Radial distribution studies of glassy tellurium-silicon alloys

Abstract

X-ray investigations of glassy tellurium-silicon alloys (Si content 10–40 at%) are described. Alloys with 13 to 27 at% Si were obtained in bulk form, non-crystalline samples with 10, 30, 33, 36 and 40 at% Si were obtained by rapid quenching from the melt by the splat-cooling technique. The interference functions and the radial distribution functions of all alloys show a great similarity. However, the positions of the maxima of the pair distribution function decrease continuously with growing Si content and lead to values which are similar to atomic distances in crystalline Te and Si 2Te 3. The areas of the first two peaks of the RDF, F 1 (rougnly 2) and F 2 (roughly 12), are compared with calculated areas derived from different structural models which are based on the short-range order in crystalline Te with a chain structure and in Si 2Te 3 with a tetrahedron configuration.
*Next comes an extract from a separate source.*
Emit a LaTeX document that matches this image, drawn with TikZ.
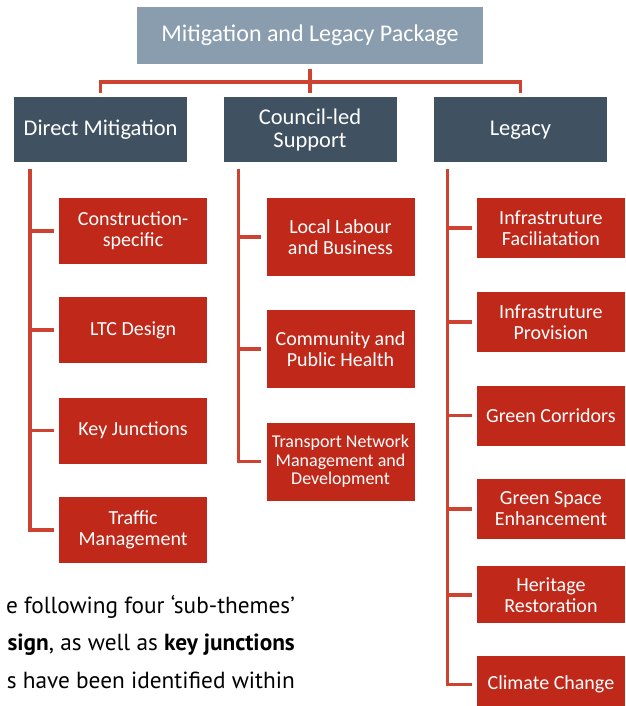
\documentclass[tikz,border=0pt]{standalone}
\usepackage{fontspec}
\setmainfont{Carlito}
\newfontfamily\bodyfont{PT Sans}
\usetikzlibrary{positioning}

\definecolor{headgrey}{RGB}{138,157,175}
\definecolor{themeslate}{RGB}{64,82,97}
\definecolor{subred}{RGB}{192,41,26}
\definecolor{linkred}{RGB}{206,66,50}

\begin{document}
\begin{tikzpicture}[
  x=1pt, y=1pt,
  node distance=33pt,
  head/.style={fill=headgrey, text=white, minimum width=346pt, minimum height=57pt, font=\fontsize{24}{26}\selectfont},
  theme/.style={fill=themeslate, text=white, minimum width=173pt, minimum height=65pt, align=center, font=\fontsize{22.5}{23}\selectfont},
  sub/.style={fill=subred, text=white, minimum width=148pt, minimum height=60pt, align=center, inner sep=2pt, font=\fontsize{20}{21}\selectfont},
  para/.style={anchor=base east, inner sep=0pt, font=\bodyfont\fontsize{23.3}{28}\selectfont},
  link/.style={draw=linkred, line width=3.5pt}
]
  \useasboundingbox (0,0) rectangle (625,-706);
  \clip (0,0) rectangle (625,-706);

  % top level and themes
  \node[head] (top) at (310,-35.5) {Mitigation and Legacy Package};
  \node[theme, below=33pt of top] (cs) {Council-led\\Support};
  \node[theme, left=36pt of cs] (dm) {Direct Mitigation};
  \node[theme, right=37pt of cs] (lg) {Legacy};

  % direct mitigation
  \node[sub, minimum height=66pt, below right=35pt and 45pt of dm.south west] (dm1) {Construction-\\specific};
  \node[sub, minimum height=66pt, below=33pt of dm1] (dm2) {LTC Design};
  \node[sub, minimum height=66pt, below=34pt of dm2] (dm3) {Key Junctions};
  \node[sub, minimum height=66pt, below=33pt of dm3] (dm4) {Traffic\\Management};

  % council-led support
  \node[sub, minimum height=78pt, below right=35pt and 43pt of cs.south west] (cs1) {Local Labour\\and Business};
  \node[sub, minimum height=78pt, below=34pt of cs1] (cs2) {Community and\\Public Health};
  \node[sub, minimum height=78pt, below=34pt of cs2, font=\fontsize{18}{18.5}\selectfont] (cs3) {Transport Network\\Management and\\Development};

  % legacy
  \node[sub, below right=35pt and 43pt of lg.south west] (lg1) {Infrastruture\\Faciliatation};
  \node[sub, below=34pt of lg1] (lg2) {Infrastruture\\Provision};
  \node[sub, below=33pt of lg2] (lg3) {Green Corridors};
  \node[sub, below=33pt of lg3] (lg4) {Green Space\\Enhancement};
  \node[sub, minimum height=57pt, below=27pt of lg4] (lg5) {Heritage\\Restoration};
  \node[sub, minimum height=57pt, below=32pt of lg5] (lg6) {Climate Change};

  % connectors
  \coordinate (bus) at ([yshift=-18pt]top.south);
  \draw[link, shorten <=5pt, shorten >=4pt] (top.south) -- (cs.north);
  \draw[link, shorten <=4pt, shorten >=4pt] (dm.north) |- (bus) -| (lg.north);

  \coordinate (dmt) at ([xshift=16pt,yshift=-6pt]dm.south west);
  \coordinate (cst) at ([xshift=15pt,yshift=-6pt]cs.south west);
  \coordinate (lgt) at ([xshift=14pt,yshift=-6pt]lg.south west);

  \draw[link, shorten >=5pt] (dmt) |- (dm4.west);
  \foreach \n in {dm1,dm2,dm3}
    \draw[link, shorten >=5pt] (dmt |- \n.west) -- (\n.west);
  \draw[link, shorten >=5pt] (cst) |- (cs3.west);
  \foreach \n in {cs1,cs2}
    \draw[link, shorten >=5pt] (cst |- \n.west) -- (\n.west);
  \draw[link, shorten >=5pt] (lgt) |- (lg6.west);
  \foreach \n in {lg1,lg2,lg3,lg4,lg5}
    \draw[link, shorten >=5pt] (lgt |- \n.west) -- (\n.west);

  % cropped paragraph
  \node[para] (p1) at (295,-613) {e following four ‘sub-themes’};
  \node[para] (p2) at ([yshift=-37pt]p1.base east) {\textbf{sign}, as well as \textbf{key junctions}};
  \node[para] (p3) at ([yshift=-38pt]p2.base east) {s have been identified within};
\end{tikzpicture}
\end{document}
An interstitial model with Si atoms in holes of Te chains and a random substitution model, where the Te atoms and the Si atoms have the same short-range order, both show a concentration dependence of the areas F 1 contrary to the experimental values. A structural model which assumes the tetrahedron configuration of Si 2Te 3 for Si atoms (coordination number N Si = 4) and a coordination number N Te = 2 for Te atoms can describe the short-range order of glassy TeSi alloys in the whole investigated concentration range with 10–40 at% Si.